• Exercise objective
Copy all the material below, exactly as it stands.

• Data excerpt
┌──

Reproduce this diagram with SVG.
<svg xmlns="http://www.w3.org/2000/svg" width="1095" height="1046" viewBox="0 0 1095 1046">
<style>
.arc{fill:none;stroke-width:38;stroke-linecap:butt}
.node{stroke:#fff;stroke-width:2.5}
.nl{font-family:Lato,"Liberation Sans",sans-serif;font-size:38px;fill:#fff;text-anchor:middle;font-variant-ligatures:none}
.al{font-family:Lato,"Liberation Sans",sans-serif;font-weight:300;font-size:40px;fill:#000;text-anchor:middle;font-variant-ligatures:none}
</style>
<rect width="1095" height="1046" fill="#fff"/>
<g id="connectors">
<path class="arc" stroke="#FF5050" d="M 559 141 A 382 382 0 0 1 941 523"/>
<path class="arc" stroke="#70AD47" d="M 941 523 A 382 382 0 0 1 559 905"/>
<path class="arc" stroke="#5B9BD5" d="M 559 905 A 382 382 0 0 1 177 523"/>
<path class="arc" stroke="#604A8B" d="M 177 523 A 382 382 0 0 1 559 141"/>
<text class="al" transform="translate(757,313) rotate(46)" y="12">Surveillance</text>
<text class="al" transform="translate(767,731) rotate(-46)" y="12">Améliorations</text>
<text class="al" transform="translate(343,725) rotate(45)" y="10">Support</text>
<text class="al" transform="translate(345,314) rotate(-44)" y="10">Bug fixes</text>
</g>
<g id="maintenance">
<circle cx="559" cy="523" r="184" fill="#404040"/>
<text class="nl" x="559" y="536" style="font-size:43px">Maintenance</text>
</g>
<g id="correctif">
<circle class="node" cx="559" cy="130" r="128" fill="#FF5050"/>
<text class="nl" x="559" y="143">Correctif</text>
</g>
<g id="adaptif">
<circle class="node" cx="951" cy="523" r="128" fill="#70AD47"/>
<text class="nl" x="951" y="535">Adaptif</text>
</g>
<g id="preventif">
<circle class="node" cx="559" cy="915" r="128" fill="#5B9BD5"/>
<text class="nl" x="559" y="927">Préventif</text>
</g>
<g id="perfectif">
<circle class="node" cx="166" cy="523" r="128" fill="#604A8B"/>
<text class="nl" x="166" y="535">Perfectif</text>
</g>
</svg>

└──

• The response
Reproduce this diagram with SVG.
<svg xmlns="http://www.w3.org/2000/svg" width="1095" height="1046" viewBox="0 0 1095 1046">
<style>
.arc{fill:none;stroke-width:38;stroke-linecap:butt}
.node{stroke:#fff;stroke-width:2.5}
.nl{font-family:Lato,"Liberation Sans",sans-serif;font-size:38px;fill:#fff;text-anchor:middle;font-variant-ligatures:none}
.al{font-family:Lato,"Liberation Sans",sans-serif;font-weight:300;font-size:40px;fill:#000;text-anchor:middle;font-variant-ligatures:none}
</style>
<rect width="1095" height="1046" fill="#fff"/>
<g id="connectors">
<path class="arc" stroke="#FF5050" d="M 559 141 A 382 382 0 0 1 941 523"/>
<path class="arc" stroke="#70AD47" d="M 941 523 A 382 382 0 0 1 559 905"/>
<path class="arc" stroke="#5B9BD5" d="M 559 905 A 382 382 0 0 1 177 523"/>
<path class="arc" stroke="#604A8B" d="M 177 523 A 382 382 0 0 1 559 141"/>
<text class="al" transform="translate(757,313) rotate(46)" y="12">Surveillance</text>
<text class="al" transform="translate(767,731) rotate(-46)" y="12">Améliorations</text>
<text class="al" transform="translate(343,725) rotate(45)" y="10">Support</text>
<text class="al" transform="translate(345,314) rotate(-44)" y="10">Bug fixes</text>
</g>
<g id="maintenance">
<circle cx="559" cy="523" r="184" fill="#404040"/>
<text class="nl" x="559" y="536" style="font-size:43px">Maintenance</text>
</g>
<g id="correctif">
<circle class="node" cx="559" cy="130" r="128" fill="#FF5050"/>
<text class="nl" x="559" y="143">Correctif</text>
</g>
<g id="adaptif">
<circle class="node" cx="951" cy="523" r="128" fill="#70AD47"/>
<text class="nl" x="951" y="535">Adaptif</text>
</g>
<g id="preventif">
<circle class="node" cx="559" cy="915" r="128" fill="#5B9BD5"/>
<text class="nl" x="559" y="927">Préventif</text>
</g>
<g id="perfectif">
<circle class="node" cx="166" cy="523" r="128" fill="#604A8B"/>
<text class="nl" x="166" y="535">Perfectif</text>
</g>
</svg>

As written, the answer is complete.